Provided material:
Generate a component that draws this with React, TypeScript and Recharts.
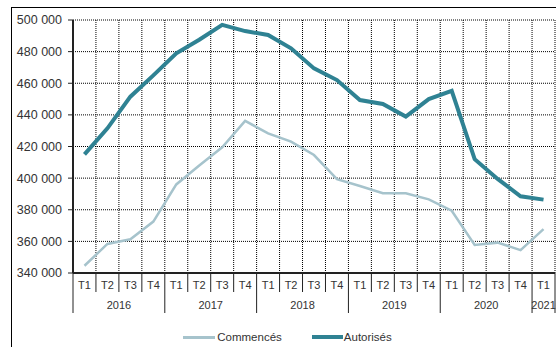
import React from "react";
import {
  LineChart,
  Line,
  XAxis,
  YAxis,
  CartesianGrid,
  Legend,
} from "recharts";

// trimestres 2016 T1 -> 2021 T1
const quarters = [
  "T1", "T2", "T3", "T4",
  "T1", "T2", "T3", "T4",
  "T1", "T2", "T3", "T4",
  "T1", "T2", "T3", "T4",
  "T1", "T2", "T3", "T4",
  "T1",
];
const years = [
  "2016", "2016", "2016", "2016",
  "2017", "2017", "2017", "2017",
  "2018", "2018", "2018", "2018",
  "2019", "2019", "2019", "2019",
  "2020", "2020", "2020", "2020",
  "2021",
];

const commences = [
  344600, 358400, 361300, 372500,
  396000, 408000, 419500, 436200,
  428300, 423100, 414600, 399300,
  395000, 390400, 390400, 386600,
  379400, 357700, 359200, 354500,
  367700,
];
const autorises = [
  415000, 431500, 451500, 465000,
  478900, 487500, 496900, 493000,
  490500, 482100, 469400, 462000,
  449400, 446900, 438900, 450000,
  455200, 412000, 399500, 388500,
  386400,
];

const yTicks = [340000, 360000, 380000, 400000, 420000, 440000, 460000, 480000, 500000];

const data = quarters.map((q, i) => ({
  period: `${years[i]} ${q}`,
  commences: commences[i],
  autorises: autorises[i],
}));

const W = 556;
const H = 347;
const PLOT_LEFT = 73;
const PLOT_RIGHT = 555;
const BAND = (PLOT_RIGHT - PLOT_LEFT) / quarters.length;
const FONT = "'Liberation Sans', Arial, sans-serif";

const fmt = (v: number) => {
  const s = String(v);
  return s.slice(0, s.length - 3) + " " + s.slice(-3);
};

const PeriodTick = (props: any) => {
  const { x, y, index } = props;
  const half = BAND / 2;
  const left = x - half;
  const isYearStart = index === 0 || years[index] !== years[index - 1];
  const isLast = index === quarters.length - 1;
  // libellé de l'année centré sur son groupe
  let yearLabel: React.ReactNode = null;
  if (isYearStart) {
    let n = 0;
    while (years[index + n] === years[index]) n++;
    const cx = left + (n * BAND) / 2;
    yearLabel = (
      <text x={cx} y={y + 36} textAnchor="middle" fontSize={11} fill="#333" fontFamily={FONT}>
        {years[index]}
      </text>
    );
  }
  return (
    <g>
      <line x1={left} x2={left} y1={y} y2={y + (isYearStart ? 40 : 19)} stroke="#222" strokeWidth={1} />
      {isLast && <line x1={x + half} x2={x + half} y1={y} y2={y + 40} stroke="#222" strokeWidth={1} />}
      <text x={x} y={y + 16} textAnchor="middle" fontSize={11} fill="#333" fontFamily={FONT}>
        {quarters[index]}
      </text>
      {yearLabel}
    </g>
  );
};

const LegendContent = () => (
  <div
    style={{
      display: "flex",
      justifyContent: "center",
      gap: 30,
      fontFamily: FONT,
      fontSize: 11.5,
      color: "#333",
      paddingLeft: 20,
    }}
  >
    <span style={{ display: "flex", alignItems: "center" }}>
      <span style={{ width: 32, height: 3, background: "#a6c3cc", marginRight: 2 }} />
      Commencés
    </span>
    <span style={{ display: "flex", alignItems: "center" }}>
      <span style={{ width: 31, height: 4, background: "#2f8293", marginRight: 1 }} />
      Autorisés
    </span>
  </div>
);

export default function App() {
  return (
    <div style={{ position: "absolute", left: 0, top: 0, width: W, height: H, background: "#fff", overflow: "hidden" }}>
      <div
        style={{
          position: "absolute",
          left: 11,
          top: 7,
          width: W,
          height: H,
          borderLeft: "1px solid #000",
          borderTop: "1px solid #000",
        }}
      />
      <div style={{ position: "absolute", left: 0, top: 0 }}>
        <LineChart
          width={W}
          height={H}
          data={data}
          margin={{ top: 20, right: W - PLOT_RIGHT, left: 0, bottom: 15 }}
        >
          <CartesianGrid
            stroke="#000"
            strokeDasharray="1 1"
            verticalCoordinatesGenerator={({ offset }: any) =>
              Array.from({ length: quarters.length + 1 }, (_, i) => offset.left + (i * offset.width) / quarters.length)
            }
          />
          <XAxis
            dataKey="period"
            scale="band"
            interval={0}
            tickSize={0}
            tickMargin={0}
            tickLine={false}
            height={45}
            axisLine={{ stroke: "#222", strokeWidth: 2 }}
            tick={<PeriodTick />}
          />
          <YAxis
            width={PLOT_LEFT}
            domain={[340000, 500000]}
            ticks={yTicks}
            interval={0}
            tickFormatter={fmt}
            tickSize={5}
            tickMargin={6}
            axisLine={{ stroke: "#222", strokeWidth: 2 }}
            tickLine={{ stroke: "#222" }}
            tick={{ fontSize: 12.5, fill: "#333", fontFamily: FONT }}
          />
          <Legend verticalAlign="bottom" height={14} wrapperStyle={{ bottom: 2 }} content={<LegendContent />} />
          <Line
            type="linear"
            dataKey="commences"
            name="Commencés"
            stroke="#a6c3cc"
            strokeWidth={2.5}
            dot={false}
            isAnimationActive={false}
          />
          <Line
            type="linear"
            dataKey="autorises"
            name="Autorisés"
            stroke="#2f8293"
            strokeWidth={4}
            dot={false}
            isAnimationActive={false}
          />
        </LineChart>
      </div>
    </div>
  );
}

Required work: In this exercise, set down all of the data exactly, without the pictures.

Final result:
Generate a component that draws this with React, TypeScript and Recharts.
import React from "react";
import {
  LineChart,
  Line,
  XAxis,
  YAxis,
  CartesianGrid,
  Legend,
} from "recharts";

// trimestres 2016 T1 -> 2021 T1
const quarters = [
  "T1", "T2", "T3", "T4",
  "T1", "T2", "T3", "T4",
  "T1", "T2", "T3", "T4",
  "T1", "T2", "T3", "T4",
  "T1", "T2", "T3", "T4",
  "T1",
];
const years = [
  "2016", "2016", "2016", "2016",
  "2017", "2017", "2017", "2017",
  "2018", "2018", "2018", "2018",
  "2019", "2019", "2019", "2019",
  "2020", "2020", "2020", "2020",
  "2021",
];

const commences = [
  344600, 358400, 361300, 372500,
  396000, 408000, 419500, 436200,
  428300, 423100, 414600, 399300,
  395000, 390400, 390400, 386600,
  379400, 357700, 359200, 354500,
  367700,
];
const autorises = [
  415000, 431500, 451500, 465000,
  478900, 487500, 496900, 493000,
  490500, 482100, 469400, 462000,
  449400, 446900, 438900, 450000,
  455200, 412000, 399500, 388500,
  386400,
];

const yTicks = [340000, 360000, 380000, 400000, 420000, 440000, 460000, 480000, 500000];

const data = quarters.map((q, i) => ({
  period: `${years[i]} ${q}`,
  commences: commences[i],
  autorises: autorises[i],
}));

const W = 556;
const H = 347;
const PLOT_LEFT = 73;
const PLOT_RIGHT = 555;
const BAND = (PLOT_RIGHT - PLOT_LEFT) / quarters.length;
const FONT = "'Liberation Sans', Arial, sans-serif";

const fmt = (v: number) => {
  const s = String(v);
  return s.slice(0, s.length - 3) + " " + s.slice(-3);
};

const PeriodTick = (props: any) => {
  const { x, y, index } = props;
  const half = BAND / 2;
  const left = x - half;
  const isYearStart = index === 0 || years[index] !== years[index - 1];
  const isLast = index === quarters.length - 1;
  // libellé de l'année centré sur son groupe
  let yearLabel: React.ReactNode = null;
  if (isYearStart) {
    let n = 0;
    while (years[index + n] === years[index]) n++;
    const cx = left + (n * BAND) / 2;
    yearLabel = (
      <text x={cx} y={y + 36} textAnchor="middle" fontSize={11} fill="#333" fontFamily={FONT}>
        {years[index]}
      </text>
    );
  }
  return (
    <g>
      <line x1={left} x2={left} y1={y} y2={y + (isYearStart ? 40 : 19)} stroke="#222" strokeWidth={1} />
      {isLast && <line x1={x + half} x2={x + half} y1={y} y2={y + 40} stroke="#222" strokeWidth={1} />}
      <text x={x} y={y + 16} textAnchor="middle" fontSize={11} fill="#333" fontFamily={FONT}>
        {quarters[index]}
      </text>
      {yearLabel}
    </g>
  );
};

const LegendContent = () => (
  <div
    style={{
      display: "flex",
      justifyContent: "center",
      gap: 30,
      fontFamily: FONT,
      fontSize: 11.5,
      color: "#333",
      paddingLeft: 20,
    }}
  >
    <span style={{ display: "flex", alignItems: "center" }}>
      <span style={{ width: 32, height: 3, background: "#a6c3cc", marginRight: 2 }} />
      Commencés
    </span>
    <span style={{ display: "flex", alignItems: "center" }}>
      <span style={{ width: 31, height: 4, background: "#2f8293", marginRight: 1 }} />
      Autorisés
    </span>
  </div>
);

export default function App() {
  return (
    <div style={{ position: "absolute", left: 0, top: 0, width: W, height: H, background: "#fff", overflow: "hidden" }}>
      <div
        style={{
          position: "absolute",
          left: 11,
          top: 7,
          width: W,
          height: H,
          borderLeft: "1px solid #000",
          borderTop: "1px solid #000",
        }}
      />
      <div style={{ position: "absolute", left: 0, top: 0 }}>
        <LineChart
          width={W}
          height={H}
          data={data}
          margin={{ top: 20, right: W - PLOT_RIGHT, left: 0, bottom: 15 }}
        >
          <CartesianGrid
            stroke="#000"
            strokeDasharray="1 1"
            verticalCoordinatesGenerator={({ offset }: any) =>
              Array.from({ length: quarters.length + 1 }, (_, i) => offset.left + (i * offset.width) / quarters.length)
            }
          />
          <XAxis
            dataKey="period"
            scale="band"
            interval={0}
            tickSize={0}
            tickMargin={0}
            tickLine={false}
            height={45}
            axisLine={{ stroke: "#222", strokeWidth: 2 }}
            tick={<PeriodTick />}
          />
          <YAxis
            width={PLOT_LEFT}
            domain={[340000, 500000]}
            ticks={yTicks}
            interval={0}
            tickFormatter={fmt}
            tickSize={5}
            tickMargin={6}
            axisLine={{ stroke: "#222", strokeWidth: 2 }}
            tickLine={{ stroke: "#222" }}
            tick={{ fontSize: 12.5, fill: "#333", fontFamily: FONT }}
          />
          <Legend verticalAlign="bottom" height={14} wrapperStyle={{ bottom: 2 }} content={<LegendContent />} />
          <Line
            type="linear"
            dataKey="commences"
            name="Commencés"
            stroke="#a6c3cc"
            strokeWidth={2.5}
            dot={false}
            isAnimationActive={false}
          />
          <Line
            type="linear"
            dataKey="autorises"
            name="Autorisés"
            stroke="#2f8293"
            strokeWidth={4}
            dot={false}
            isAnimationActive={false}
          />
        </LineChart>
      </div>
    </div>
  );
}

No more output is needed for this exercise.